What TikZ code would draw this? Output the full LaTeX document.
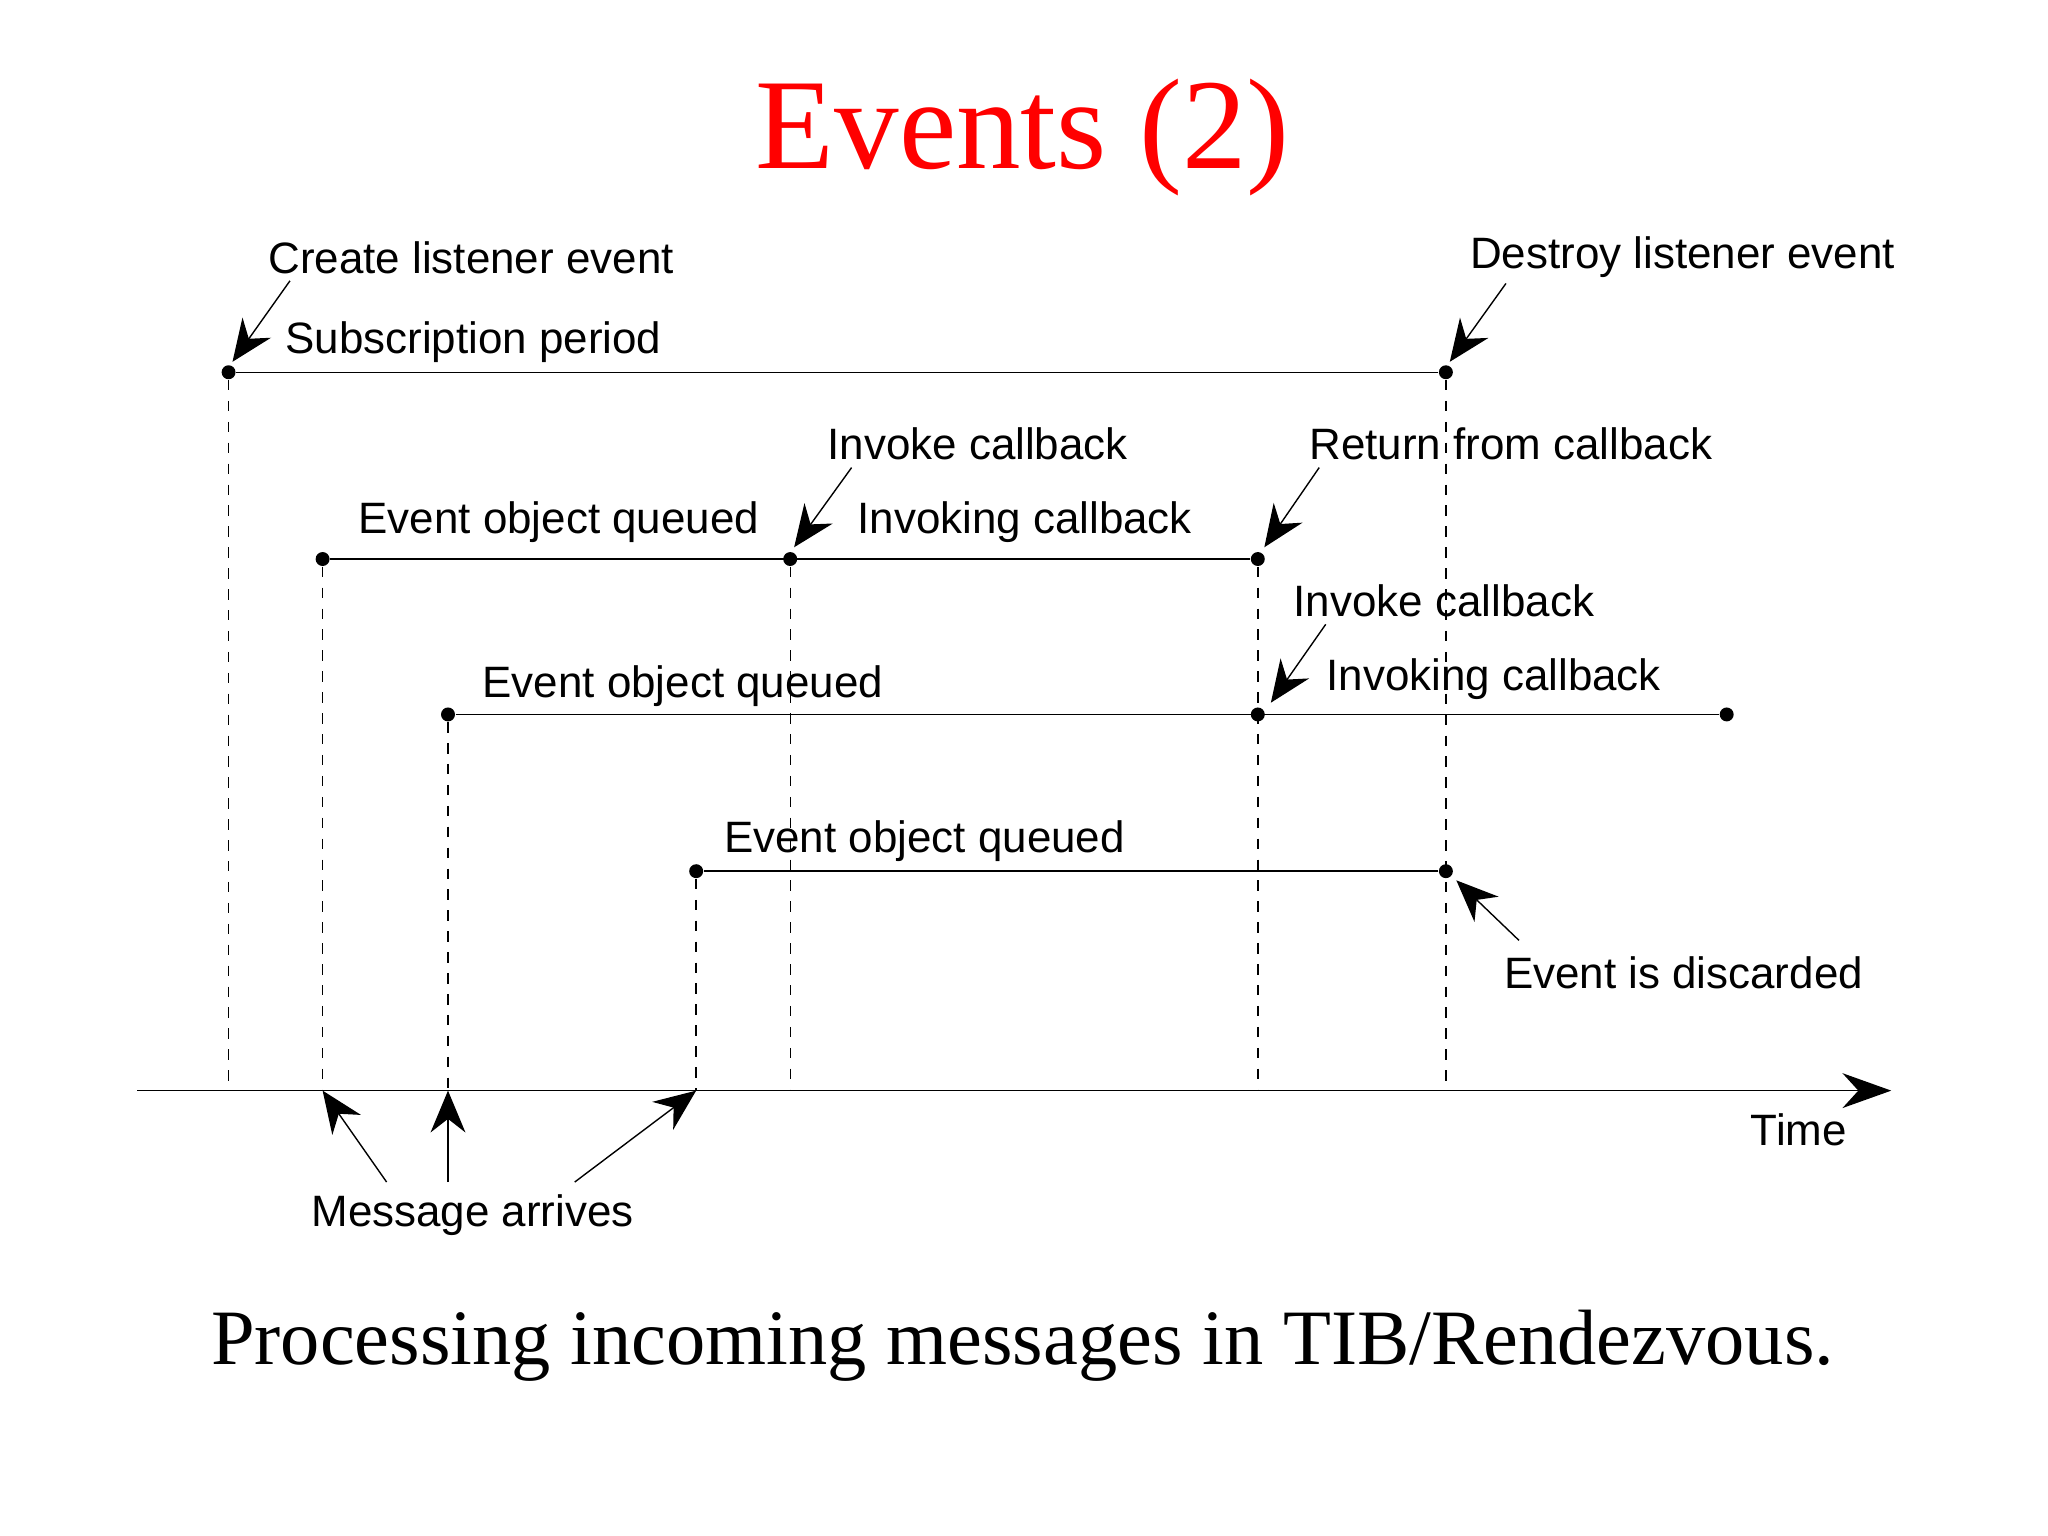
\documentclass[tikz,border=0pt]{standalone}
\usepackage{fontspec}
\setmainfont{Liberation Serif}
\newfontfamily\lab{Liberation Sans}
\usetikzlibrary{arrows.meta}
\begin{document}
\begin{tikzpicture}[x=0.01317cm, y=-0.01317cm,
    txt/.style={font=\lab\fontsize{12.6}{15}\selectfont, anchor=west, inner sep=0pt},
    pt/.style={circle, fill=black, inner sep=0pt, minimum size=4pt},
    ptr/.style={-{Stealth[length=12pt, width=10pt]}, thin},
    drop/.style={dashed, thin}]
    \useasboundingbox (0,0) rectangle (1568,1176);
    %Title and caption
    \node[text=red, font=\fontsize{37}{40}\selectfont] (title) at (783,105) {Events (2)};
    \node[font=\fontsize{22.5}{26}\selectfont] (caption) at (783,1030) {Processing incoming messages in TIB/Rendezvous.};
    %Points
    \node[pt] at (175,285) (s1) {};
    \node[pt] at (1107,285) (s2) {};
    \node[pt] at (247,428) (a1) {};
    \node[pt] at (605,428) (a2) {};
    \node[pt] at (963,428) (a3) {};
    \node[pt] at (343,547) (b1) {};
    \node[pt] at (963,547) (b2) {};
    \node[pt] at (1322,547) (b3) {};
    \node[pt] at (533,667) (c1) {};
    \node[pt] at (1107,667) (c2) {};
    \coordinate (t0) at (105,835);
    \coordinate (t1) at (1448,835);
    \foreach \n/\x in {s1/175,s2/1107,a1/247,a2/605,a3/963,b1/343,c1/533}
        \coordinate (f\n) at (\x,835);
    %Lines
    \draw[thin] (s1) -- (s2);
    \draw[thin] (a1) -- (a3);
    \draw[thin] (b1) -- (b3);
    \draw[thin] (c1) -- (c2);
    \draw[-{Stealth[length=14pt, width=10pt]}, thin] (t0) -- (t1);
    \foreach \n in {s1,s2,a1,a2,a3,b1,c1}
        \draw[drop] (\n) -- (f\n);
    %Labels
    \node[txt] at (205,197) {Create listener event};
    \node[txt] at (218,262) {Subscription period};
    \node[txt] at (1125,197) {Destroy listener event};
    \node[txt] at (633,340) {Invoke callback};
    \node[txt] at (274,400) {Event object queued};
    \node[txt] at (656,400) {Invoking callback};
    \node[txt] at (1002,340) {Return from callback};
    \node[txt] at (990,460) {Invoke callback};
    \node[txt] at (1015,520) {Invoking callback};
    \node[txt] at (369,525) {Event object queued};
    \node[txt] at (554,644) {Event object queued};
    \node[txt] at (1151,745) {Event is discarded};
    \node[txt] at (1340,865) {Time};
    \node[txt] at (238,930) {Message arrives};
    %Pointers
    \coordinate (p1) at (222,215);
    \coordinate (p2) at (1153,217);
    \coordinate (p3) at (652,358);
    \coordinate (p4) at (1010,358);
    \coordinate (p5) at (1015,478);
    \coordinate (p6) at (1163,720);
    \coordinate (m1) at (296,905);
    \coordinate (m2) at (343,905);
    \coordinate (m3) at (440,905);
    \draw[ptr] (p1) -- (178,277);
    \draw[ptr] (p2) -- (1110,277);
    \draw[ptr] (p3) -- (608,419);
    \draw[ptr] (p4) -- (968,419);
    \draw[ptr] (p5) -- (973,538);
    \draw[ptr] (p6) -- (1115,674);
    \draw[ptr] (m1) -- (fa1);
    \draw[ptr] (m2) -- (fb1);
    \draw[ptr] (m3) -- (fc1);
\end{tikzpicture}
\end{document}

= = = = =

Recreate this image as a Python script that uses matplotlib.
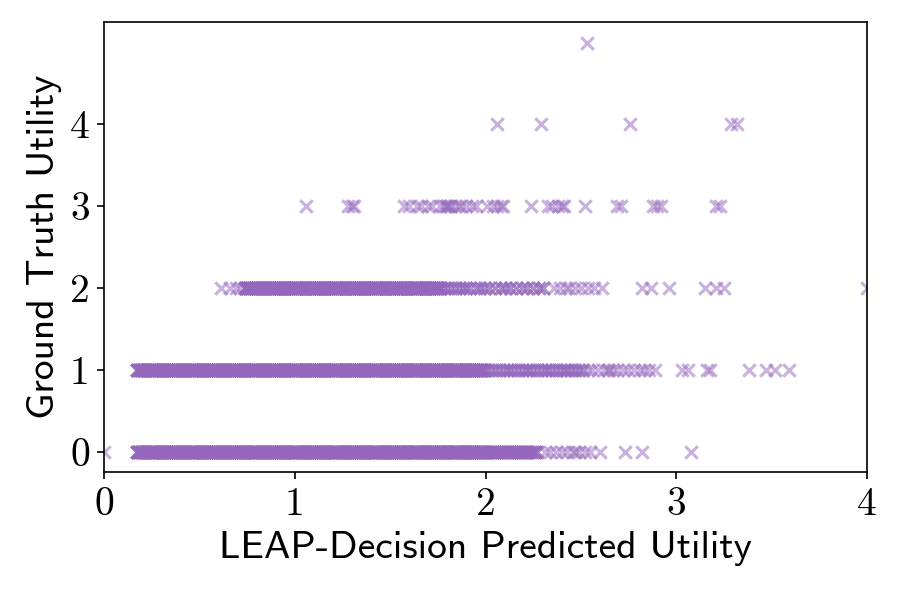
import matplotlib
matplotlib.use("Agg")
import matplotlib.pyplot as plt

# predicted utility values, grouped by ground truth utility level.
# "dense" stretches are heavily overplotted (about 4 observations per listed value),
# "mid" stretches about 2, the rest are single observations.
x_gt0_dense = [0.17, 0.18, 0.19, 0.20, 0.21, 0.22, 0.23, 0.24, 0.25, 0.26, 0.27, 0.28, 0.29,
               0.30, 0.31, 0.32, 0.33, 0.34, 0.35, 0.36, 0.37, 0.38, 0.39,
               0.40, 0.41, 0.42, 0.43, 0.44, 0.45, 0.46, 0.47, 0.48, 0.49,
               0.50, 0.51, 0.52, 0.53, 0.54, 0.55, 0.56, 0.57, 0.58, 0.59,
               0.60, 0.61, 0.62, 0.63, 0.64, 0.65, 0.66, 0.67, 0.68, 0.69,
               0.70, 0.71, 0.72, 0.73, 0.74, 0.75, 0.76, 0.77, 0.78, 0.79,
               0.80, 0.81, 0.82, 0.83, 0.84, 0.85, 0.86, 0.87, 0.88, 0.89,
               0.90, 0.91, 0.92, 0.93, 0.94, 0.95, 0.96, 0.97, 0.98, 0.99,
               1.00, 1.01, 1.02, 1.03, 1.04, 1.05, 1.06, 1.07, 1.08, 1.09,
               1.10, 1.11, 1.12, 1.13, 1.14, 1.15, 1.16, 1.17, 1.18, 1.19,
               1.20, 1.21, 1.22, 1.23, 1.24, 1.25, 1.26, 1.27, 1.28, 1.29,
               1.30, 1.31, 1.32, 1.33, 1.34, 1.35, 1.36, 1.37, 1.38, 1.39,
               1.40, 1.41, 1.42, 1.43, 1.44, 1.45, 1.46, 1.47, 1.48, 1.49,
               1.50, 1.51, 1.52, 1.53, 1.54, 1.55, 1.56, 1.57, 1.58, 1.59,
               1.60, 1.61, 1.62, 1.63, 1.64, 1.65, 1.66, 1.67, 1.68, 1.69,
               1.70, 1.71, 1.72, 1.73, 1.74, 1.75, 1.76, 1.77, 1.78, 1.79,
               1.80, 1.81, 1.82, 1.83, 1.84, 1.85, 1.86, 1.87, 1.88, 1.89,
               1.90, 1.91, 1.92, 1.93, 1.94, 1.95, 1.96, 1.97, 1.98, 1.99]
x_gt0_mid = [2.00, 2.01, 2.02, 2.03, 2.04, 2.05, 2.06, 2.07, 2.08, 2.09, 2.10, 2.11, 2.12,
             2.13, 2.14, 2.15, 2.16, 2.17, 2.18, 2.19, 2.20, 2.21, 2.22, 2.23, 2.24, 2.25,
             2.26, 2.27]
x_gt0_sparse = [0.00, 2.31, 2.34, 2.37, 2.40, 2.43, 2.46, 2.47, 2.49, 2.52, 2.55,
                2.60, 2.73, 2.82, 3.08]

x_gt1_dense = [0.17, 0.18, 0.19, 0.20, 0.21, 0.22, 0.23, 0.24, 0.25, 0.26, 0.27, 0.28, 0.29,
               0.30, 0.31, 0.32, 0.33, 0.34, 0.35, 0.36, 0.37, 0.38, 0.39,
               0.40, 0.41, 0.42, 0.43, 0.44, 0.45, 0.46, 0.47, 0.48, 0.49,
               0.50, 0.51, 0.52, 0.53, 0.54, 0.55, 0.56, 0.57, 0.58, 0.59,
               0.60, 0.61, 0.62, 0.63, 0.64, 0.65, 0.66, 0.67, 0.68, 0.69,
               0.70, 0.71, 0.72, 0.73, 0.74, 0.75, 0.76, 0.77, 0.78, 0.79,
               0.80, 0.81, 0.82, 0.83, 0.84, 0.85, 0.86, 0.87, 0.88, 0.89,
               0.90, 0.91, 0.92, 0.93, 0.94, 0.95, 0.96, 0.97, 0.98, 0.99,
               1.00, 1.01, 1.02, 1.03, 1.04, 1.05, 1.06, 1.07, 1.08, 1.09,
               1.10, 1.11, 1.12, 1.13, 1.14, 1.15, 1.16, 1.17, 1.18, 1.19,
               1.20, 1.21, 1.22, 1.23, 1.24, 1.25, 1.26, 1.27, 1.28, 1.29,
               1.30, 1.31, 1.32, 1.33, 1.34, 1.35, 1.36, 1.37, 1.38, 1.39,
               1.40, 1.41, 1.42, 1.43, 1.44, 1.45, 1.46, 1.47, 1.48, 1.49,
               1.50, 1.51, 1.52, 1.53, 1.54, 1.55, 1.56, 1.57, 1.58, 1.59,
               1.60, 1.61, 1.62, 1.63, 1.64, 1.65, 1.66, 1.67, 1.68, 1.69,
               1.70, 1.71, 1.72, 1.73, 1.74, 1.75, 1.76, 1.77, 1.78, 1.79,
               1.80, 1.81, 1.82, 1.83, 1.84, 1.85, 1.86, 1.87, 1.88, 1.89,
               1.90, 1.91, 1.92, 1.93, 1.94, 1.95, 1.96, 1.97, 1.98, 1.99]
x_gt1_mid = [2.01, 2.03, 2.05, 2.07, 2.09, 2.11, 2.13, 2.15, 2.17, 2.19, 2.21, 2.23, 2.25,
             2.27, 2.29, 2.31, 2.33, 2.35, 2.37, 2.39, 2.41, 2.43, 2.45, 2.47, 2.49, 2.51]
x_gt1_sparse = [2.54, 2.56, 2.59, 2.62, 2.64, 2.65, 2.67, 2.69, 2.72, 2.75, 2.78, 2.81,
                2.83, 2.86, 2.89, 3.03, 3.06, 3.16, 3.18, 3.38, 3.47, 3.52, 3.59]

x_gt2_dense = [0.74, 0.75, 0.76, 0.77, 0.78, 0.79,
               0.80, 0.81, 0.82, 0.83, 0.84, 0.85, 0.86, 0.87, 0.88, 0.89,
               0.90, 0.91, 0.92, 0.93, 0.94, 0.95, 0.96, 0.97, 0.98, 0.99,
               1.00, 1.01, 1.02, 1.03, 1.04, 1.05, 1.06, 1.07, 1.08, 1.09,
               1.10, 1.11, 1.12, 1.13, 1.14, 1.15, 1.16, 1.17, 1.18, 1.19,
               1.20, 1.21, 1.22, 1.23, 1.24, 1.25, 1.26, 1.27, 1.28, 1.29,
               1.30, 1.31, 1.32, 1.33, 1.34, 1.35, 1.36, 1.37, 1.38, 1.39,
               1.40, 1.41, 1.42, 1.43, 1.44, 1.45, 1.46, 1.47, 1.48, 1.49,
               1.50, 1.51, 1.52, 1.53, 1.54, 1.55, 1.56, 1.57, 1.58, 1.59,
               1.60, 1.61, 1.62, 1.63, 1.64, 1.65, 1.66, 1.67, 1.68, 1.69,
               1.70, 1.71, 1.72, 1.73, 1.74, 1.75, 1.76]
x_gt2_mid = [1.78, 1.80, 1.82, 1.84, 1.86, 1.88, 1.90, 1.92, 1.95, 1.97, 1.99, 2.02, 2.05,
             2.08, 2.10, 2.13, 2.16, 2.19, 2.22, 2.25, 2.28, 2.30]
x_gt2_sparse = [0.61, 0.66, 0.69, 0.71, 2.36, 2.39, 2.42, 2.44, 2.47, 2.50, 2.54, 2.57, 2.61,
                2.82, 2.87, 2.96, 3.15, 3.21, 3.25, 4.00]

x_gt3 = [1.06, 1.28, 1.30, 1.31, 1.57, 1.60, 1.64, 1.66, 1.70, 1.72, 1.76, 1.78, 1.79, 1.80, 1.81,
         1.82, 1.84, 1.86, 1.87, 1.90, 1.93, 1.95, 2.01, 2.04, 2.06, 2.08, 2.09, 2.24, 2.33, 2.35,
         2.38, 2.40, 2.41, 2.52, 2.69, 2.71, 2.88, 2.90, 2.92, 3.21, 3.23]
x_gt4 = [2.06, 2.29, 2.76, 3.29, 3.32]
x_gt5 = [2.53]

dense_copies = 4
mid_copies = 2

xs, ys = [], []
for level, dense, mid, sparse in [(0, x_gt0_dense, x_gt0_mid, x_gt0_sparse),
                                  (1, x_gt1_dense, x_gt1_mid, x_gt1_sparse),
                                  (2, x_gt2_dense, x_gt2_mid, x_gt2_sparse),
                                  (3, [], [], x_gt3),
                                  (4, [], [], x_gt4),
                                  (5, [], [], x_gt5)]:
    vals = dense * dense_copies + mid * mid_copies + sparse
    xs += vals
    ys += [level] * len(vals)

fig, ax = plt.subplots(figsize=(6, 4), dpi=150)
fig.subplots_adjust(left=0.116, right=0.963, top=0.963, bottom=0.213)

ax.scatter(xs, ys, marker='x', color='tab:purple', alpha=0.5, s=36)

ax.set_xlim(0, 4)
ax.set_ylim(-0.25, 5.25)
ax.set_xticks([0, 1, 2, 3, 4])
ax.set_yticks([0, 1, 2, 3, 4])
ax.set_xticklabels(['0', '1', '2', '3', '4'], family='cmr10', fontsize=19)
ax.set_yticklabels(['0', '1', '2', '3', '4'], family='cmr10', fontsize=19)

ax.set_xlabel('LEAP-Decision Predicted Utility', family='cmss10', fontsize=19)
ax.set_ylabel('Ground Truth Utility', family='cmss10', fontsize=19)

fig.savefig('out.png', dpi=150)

= = = = =

» **Exercise description**: Extract exactly, and only, the lines from the one with "Recreate this image" to the one with "import matplotlib.pyplot as plt", both ends counted. Leave the images behind.

» **Written answer**:
Recreate this image as a Python script that uses matplotlib.
import matplotlib
matplotlib.use("Agg")
import matplotlib.pyplot as plt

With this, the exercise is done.